**Work to do:**
Repeat the whole listing exactly.

**Data extract:**
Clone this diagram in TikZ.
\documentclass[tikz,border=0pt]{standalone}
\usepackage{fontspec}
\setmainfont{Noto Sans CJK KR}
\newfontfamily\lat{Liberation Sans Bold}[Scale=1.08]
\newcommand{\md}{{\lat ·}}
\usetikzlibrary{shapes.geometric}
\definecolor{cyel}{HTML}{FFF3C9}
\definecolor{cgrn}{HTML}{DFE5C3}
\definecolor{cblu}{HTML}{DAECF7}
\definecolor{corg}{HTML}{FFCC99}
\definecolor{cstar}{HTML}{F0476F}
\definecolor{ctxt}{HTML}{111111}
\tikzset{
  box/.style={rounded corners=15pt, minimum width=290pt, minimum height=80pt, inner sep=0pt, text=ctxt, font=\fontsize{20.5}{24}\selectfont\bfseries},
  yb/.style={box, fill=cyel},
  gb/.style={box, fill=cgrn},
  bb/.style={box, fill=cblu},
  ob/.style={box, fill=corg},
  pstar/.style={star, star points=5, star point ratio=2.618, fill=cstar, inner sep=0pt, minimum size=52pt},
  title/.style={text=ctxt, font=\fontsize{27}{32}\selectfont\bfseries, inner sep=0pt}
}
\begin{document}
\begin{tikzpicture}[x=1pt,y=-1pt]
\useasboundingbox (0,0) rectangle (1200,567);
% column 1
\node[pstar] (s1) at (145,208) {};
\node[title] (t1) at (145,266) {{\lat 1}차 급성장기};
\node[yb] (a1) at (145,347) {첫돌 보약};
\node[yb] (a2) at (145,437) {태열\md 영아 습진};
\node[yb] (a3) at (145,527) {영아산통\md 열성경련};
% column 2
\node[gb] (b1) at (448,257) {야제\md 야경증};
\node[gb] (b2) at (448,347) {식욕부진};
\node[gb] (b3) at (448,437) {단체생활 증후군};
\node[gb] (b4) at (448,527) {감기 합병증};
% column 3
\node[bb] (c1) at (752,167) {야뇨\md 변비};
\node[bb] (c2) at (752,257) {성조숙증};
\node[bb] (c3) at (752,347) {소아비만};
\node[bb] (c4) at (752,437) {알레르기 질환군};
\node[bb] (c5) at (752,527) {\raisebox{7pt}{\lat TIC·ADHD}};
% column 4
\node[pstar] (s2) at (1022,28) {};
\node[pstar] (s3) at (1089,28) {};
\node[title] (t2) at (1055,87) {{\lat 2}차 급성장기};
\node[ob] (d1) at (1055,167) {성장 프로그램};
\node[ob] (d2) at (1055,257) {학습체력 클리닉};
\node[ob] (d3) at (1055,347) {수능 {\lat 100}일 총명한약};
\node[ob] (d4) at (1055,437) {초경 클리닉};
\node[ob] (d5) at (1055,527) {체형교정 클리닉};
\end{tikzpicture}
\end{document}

**Exercise solution:**
Clone this diagram in TikZ.
\documentclass[tikz,border=0pt]{standalone}
\usepackage{fontspec}
\setmainfont{Noto Sans CJK KR}
\newfontfamily\lat{Liberation Sans Bold}[Scale=1.08]
\newcommand{\md}{{\lat ·}}
\usetikzlibrary{shapes.geometric}
\definecolor{cyel}{HTML}{FFF3C9}
\definecolor{cgrn}{HTML}{DFE5C3}
\definecolor{cblu}{HTML}{DAECF7}
\definecolor{corg}{HTML}{FFCC99}
\definecolor{cstar}{HTML}{F0476F}
\definecolor{ctxt}{HTML}{111111}
\tikzset{
  box/.style={rounded corners=15pt, minimum width=290pt, minimum height=80pt, inner sep=0pt, text=ctxt, font=\fontsize{20.5}{24}\selectfont\bfseries},
  yb/.style={box, fill=cyel},
  gb/.style={box, fill=cgrn},
  bb/.style={box, fill=cblu},
  ob/.style={box, fill=corg},
  pstar/.style={star, star points=5, star point ratio=2.618, fill=cstar, inner sep=0pt, minimum size=52pt},
  title/.style={text=ctxt, font=\fontsize{27}{32}\selectfont\bfseries, inner sep=0pt}
}
\begin{document}
\begin{tikzpicture}[x=1pt,y=-1pt]
\useasboundingbox (0,0) rectangle (1200,567);
% column 1
\node[pstar] (s1) at (145,208) {};
\node[title] (t1) at (145,266) {{\lat 1}차 급성장기};
\node[yb] (a1) at (145,347) {첫돌 보약};
\node[yb] (a2) at (145,437) {태열\md 영아 습진};
\node[yb] (a3) at (145,527) {영아산통\md 열성경련};
% column 2
\node[gb] (b1) at (448,257) {야제\md 야경증};
\node[gb] (b2) at (448,347) {식욕부진};
\node[gb] (b3) at (448,437) {단체생활 증후군};
\node[gb] (b4) at (448,527) {감기 합병증};
% column 3
\node[bb] (c1) at (752,167) {야뇨\md 변비};
\node[bb] (c2) at (752,257) {성조숙증};
\node[bb] (c3) at (752,347) {소아비만};
\node[bb] (c4) at (752,437) {알레르기 질환군};
\node[bb] (c5) at (752,527) {\raisebox{7pt}{\lat TIC·ADHD}};
% column 4
\node[pstar] (s2) at (1022,28) {};
\node[pstar] (s3) at (1089,28) {};
\node[title] (t2) at (1055,87) {{\lat 2}차 급성장기};
\node[ob] (d1) at (1055,167) {성장 프로그램};
\node[ob] (d2) at (1055,257) {학습체력 클리닉};
\node[ob] (d3) at (1055,347) {수능 {\lat 100}일 총명한약};
\node[ob] (d4) at (1055,437) {초경 클리닉};
\node[ob] (d5) at (1055,527) {체형교정 클리닉};
\end{tikzpicture}
\end{document}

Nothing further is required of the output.